- REQUEST -
Transcribe the listing below word for word.
==== RAW DATA ====
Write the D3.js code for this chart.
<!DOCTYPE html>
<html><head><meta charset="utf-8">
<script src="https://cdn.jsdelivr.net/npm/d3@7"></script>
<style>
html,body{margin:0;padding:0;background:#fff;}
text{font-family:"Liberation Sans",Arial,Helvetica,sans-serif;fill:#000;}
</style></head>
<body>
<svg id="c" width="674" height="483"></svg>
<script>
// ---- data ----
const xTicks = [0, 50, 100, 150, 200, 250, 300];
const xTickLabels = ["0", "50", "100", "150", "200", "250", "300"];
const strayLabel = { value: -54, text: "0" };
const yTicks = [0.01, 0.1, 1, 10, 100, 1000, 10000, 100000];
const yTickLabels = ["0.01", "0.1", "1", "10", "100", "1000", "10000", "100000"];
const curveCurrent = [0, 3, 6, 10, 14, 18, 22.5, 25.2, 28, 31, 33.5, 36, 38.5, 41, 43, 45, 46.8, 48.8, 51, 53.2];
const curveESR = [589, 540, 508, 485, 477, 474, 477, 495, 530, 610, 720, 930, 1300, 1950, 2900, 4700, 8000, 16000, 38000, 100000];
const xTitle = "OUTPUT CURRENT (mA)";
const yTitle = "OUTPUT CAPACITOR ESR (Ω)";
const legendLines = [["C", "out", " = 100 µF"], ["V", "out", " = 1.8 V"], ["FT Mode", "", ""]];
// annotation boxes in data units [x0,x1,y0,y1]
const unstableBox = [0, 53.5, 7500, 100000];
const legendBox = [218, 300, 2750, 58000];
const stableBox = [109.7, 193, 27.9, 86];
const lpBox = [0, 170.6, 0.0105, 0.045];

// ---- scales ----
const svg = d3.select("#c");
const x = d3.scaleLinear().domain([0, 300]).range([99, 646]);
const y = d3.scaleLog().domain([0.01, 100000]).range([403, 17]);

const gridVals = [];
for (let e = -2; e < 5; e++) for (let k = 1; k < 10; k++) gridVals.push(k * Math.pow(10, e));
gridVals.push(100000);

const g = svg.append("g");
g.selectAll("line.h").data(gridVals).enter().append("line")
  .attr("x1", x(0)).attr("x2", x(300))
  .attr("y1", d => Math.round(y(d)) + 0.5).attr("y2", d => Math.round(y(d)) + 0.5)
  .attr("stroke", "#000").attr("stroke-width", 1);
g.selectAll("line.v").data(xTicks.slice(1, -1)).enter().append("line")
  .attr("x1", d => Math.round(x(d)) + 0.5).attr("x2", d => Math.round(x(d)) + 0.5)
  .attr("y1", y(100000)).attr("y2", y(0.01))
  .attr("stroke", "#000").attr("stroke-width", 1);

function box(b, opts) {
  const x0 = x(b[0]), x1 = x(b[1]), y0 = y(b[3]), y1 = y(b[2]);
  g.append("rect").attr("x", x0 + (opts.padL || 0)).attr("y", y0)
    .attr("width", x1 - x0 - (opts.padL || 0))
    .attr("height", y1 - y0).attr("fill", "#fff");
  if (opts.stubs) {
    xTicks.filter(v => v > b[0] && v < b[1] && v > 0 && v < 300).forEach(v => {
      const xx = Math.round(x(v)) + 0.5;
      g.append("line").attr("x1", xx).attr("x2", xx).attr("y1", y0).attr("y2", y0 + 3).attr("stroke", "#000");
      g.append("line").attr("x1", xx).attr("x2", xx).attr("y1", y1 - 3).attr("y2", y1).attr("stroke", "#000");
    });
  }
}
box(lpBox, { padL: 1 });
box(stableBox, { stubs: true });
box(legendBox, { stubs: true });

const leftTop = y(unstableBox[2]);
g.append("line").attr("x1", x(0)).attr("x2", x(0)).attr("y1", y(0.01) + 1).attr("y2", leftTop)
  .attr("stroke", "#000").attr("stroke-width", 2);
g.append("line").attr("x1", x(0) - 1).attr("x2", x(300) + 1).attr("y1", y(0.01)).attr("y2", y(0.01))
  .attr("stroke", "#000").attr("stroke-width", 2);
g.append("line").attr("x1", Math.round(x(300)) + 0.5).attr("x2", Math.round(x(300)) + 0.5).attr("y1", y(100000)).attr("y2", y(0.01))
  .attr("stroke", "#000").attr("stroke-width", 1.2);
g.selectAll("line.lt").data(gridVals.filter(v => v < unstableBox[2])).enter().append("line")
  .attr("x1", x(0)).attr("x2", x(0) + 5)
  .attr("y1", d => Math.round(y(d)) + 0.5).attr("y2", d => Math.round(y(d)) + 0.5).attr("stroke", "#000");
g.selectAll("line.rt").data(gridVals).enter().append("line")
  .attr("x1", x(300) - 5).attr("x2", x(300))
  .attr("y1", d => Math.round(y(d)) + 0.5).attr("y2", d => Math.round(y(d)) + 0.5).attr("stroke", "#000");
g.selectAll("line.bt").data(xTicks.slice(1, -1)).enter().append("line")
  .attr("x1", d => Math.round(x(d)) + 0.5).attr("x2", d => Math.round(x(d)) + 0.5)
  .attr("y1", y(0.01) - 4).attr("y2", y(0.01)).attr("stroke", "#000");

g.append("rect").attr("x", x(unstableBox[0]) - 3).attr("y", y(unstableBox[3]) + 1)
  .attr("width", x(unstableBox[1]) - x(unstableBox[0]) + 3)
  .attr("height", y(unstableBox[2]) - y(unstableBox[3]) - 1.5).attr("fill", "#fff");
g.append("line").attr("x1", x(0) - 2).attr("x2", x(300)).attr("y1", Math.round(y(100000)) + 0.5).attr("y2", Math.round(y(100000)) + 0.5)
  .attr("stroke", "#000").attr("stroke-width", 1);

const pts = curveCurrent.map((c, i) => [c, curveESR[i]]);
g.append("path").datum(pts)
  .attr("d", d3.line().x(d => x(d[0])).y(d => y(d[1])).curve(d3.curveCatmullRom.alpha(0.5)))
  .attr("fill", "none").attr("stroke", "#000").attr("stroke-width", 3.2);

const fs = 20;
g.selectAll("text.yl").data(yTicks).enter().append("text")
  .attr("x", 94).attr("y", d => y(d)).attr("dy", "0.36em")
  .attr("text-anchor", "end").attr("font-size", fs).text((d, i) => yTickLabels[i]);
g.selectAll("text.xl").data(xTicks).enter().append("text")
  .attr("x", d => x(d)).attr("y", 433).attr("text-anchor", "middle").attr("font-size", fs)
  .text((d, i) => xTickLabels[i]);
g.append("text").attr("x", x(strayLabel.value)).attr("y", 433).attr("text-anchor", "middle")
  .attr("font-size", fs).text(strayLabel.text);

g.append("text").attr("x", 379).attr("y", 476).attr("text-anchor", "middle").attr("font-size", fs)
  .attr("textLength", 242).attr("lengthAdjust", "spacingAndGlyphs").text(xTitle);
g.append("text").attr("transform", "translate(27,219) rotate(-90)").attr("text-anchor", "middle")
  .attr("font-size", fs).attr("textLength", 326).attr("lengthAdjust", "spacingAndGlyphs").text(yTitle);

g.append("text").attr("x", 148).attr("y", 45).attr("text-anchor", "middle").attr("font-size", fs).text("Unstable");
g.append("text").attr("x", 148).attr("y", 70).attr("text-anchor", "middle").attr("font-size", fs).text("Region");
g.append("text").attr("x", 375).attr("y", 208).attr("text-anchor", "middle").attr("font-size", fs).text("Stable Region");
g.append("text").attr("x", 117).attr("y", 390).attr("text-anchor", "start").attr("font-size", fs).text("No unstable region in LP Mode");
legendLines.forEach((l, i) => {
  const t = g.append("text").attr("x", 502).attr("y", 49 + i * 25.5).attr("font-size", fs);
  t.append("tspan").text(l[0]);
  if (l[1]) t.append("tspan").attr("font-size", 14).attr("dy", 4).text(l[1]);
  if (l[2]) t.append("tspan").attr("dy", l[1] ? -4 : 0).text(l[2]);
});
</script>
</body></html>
====
- RESPONSE BELOW -
Write the D3.js code for this chart.
<!DOCTYPE html>
<html><head><meta charset="utf-8">
<script src="https://cdn.jsdelivr.net/npm/d3@7"></script>
<style>
html,body{margin:0;padding:0;background:#fff;}
text{font-family:"Liberation Sans",Arial,Helvetica,sans-serif;fill:#000;}
</style></head>
<body>
<svg id="c" width="674" height="483"></svg>
<script>
// ---- data ----
const xTicks = [0, 50, 100, 150, 200, 250, 300];
const xTickLabels = ["0", "50", "100", "150", "200", "250", "300"];
const strayLabel = { value: -54, text: "0" };
const yTicks = [0.01, 0.1, 1, 10, 100, 1000, 10000, 100000];
const yTickLabels = ["0.01", "0.1", "1", "10", "100", "1000", "10000", "100000"];
const curveCurrent = [0, 3, 6, 10, 14, 18, 22.5, 25.2, 28, 31, 33.5, 36, 38.5, 41, 43, 45, 46.8, 48.8, 51, 53.2];
const curveESR = [589, 540, 508, 485, 477, 474, 477, 495, 530, 610, 720, 930, 1300, 1950, 2900, 4700, 8000, 16000, 38000, 100000];
const xTitle = "OUTPUT CURRENT (mA)";
const yTitle = "OUTPUT CAPACITOR ESR (Ω)";
const legendLines = [["C", "out", " = 100 µF"], ["V", "out", " = 1.8 V"], ["FT Mode", "", ""]];
// annotation boxes in data units [x0,x1,y0,y1]
const unstableBox = [0, 53.5, 7500, 100000];
const legendBox = [218, 300, 2750, 58000];
const stableBox = [109.7, 193, 27.9, 86];
const lpBox = [0, 170.6, 0.0105, 0.045];

// ---- scales ----
const svg = d3.select("#c");
const x = d3.scaleLinear().domain([0, 300]).range([99, 646]);
const y = d3.scaleLog().domain([0.01, 100000]).range([403, 17]);

const gridVals = [];
for (let e = -2; e < 5; e++) for (let k = 1; k < 10; k++) gridVals.push(k * Math.pow(10, e));
gridVals.push(100000);

const g = svg.append("g");
g.selectAll("line.h").data(gridVals).enter().append("line")
  .attr("x1", x(0)).attr("x2", x(300))
  .attr("y1", d => Math.round(y(d)) + 0.5).attr("y2", d => Math.round(y(d)) + 0.5)
  .attr("stroke", "#000").attr("stroke-width", 1);
g.selectAll("line.v").data(xTicks.slice(1, -1)).enter().append("line")
  .attr("x1", d => Math.round(x(d)) + 0.5).attr("x2", d => Math.round(x(d)) + 0.5)
  .attr("y1", y(100000)).attr("y2", y(0.01))
  .attr("stroke", "#000").attr("stroke-width", 1);

function box(b, opts) {
  const x0 = x(b[0]), x1 = x(b[1]), y0 = y(b[3]), y1 = y(b[2]);
  g.append("rect").attr("x", x0 + (opts.padL || 0)).attr("y", y0)
    .attr("width", x1 - x0 - (opts.padL || 0))
    .attr("height", y1 - y0).attr("fill", "#fff");
  if (opts.stubs) {
    xTicks.filter(v => v > b[0] && v < b[1] && v > 0 && v < 300).forEach(v => {
      const xx = Math.round(x(v)) + 0.5;
      g.append("line").attr("x1", xx).attr("x2", xx).attr("y1", y0).attr("y2", y0 + 3).attr("stroke", "#000");
      g.append("line").attr("x1", xx).attr("x2", xx).attr("y1", y1 - 3).attr("y2", y1).attr("stroke", "#000");
    });
  }
}
box(lpBox, { padL: 1 });
box(stableBox, { stubs: true });
box(legendBox, { stubs: true });

const leftTop = y(unstableBox[2]);
g.append("line").attr("x1", x(0)).attr("x2", x(0)).attr("y1", y(0.01) + 1).attr("y2", leftTop)
  .attr("stroke", "#000").attr("stroke-width", 2);
g.append("line").attr("x1", x(0) - 1).attr("x2", x(300) + 1).attr("y1", y(0.01)).attr("y2", y(0.01))
  .attr("stroke", "#000").attr("stroke-width", 2);
g.append("line").attr("x1", Math.round(x(300)) + 0.5).attr("x2", Math.round(x(300)) + 0.5).attr("y1", y(100000)).attr("y2", y(0.01))
  .attr("stroke", "#000").attr("stroke-width", 1.2);
g.selectAll("line.lt").data(gridVals.filter(v => v < unstableBox[2])).enter().append("line")
  .attr("x1", x(0)).attr("x2", x(0) + 5)
  .attr("y1", d => Math.round(y(d)) + 0.5).attr("y2", d => Math.round(y(d)) + 0.5).attr("stroke", "#000");
g.selectAll("line.rt").data(gridVals).enter().append("line")
  .attr("x1", x(300) - 5).attr("x2", x(300))
  .attr("y1", d => Math.round(y(d)) + 0.5).attr("y2", d => Math.round(y(d)) + 0.5).attr("stroke", "#000");
g.selectAll("line.bt").data(xTicks.slice(1, -1)).enter().append("line")
  .attr("x1", d => Math.round(x(d)) + 0.5).attr("x2", d => Math.round(x(d)) + 0.5)
  .attr("y1", y(0.01) - 4).attr("y2", y(0.01)).attr("stroke", "#000");

g.append("rect").attr("x", x(unstableBox[0]) - 3).attr("y", y(unstableBox[3]) + 1)
  .attr("width", x(unstableBox[1]) - x(unstableBox[0]) + 3)
  .attr("height", y(unstableBox[2]) - y(unstableBox[3]) - 1.5).attr("fill", "#fff");
g.append("line").attr("x1", x(0) - 2).attr("x2", x(300)).attr("y1", Math.round(y(100000)) + 0.5).attr("y2", Math.round(y(100000)) + 0.5)
  .attr("stroke", "#000").attr("stroke-width", 1);

const pts = curveCurrent.map((c, i) => [c, curveESR[i]]);
g.append("path").datum(pts)
  .attr("d", d3.line().x(d => x(d[0])).y(d => y(d[1])).curve(d3.curveCatmullRom.alpha(0.5)))
  .attr("fill", "none").attr("stroke", "#000").attr("stroke-width", 3.2);

const fs = 20;
g.selectAll("text.yl").data(yTicks).enter().append("text")
  .attr("x", 94).attr("y", d => y(d)).attr("dy", "0.36em")
  .attr("text-anchor", "end").attr("font-size", fs).text((d, i) => yTickLabels[i]);
g.selectAll("text.xl").data(xTicks).enter().append("text")
  .attr("x", d => x(d)).attr("y", 433).attr("text-anchor", "middle").attr("font-size", fs)
  .text((d, i) => xTickLabels[i]);
g.append("text").attr("x", x(strayLabel.value)).attr("y", 433).attr("text-anchor", "middle")
  .attr("font-size", fs).text(strayLabel.text);

g.append("text").attr("x", 379).attr("y", 476).attr("text-anchor", "middle").attr("font-size", fs)
  .attr("textLength", 242).attr("lengthAdjust", "spacingAndGlyphs").text(xTitle);
g.append("text").attr("transform", "translate(27,219) rotate(-90)").attr("text-anchor", "middle")
  .attr("font-size", fs).attr("textLength", 326).attr("lengthAdjust", "spacingAndGlyphs").text(yTitle);

g.append("text").attr("x", 148).attr("y", 45).attr("text-anchor", "middle").attr("font-size", fs).text("Unstable");
g.append("text").attr("x", 148).attr("y", 70).attr("text-anchor", "middle").attr("font-size", fs).text("Region");
g.append("text").attr("x", 375).attr("y", 208).attr("text-anchor", "middle").attr("font-size", fs).text("Stable Region");
g.append("text").attr("x", 117).attr("y", 390).attr("text-anchor", "start").attr("font-size", fs).text("No unstable region in LP Mode");
legendLines.forEach((l, i) => {
  const t = g.append("text").attr("x", 502).attr("y", 49 + i * 25.5).attr("font-size", fs);
  t.append("tspan").text(l[0]);
  if (l[1]) t.append("tspan").attr("font-size", 14).attr("dy", 4).text(l[1]);
  if (l[2]) t.append("tspan").attr("dy", l[1] ? -4 : 0).text(l[2]);
});
</script>
</body></html>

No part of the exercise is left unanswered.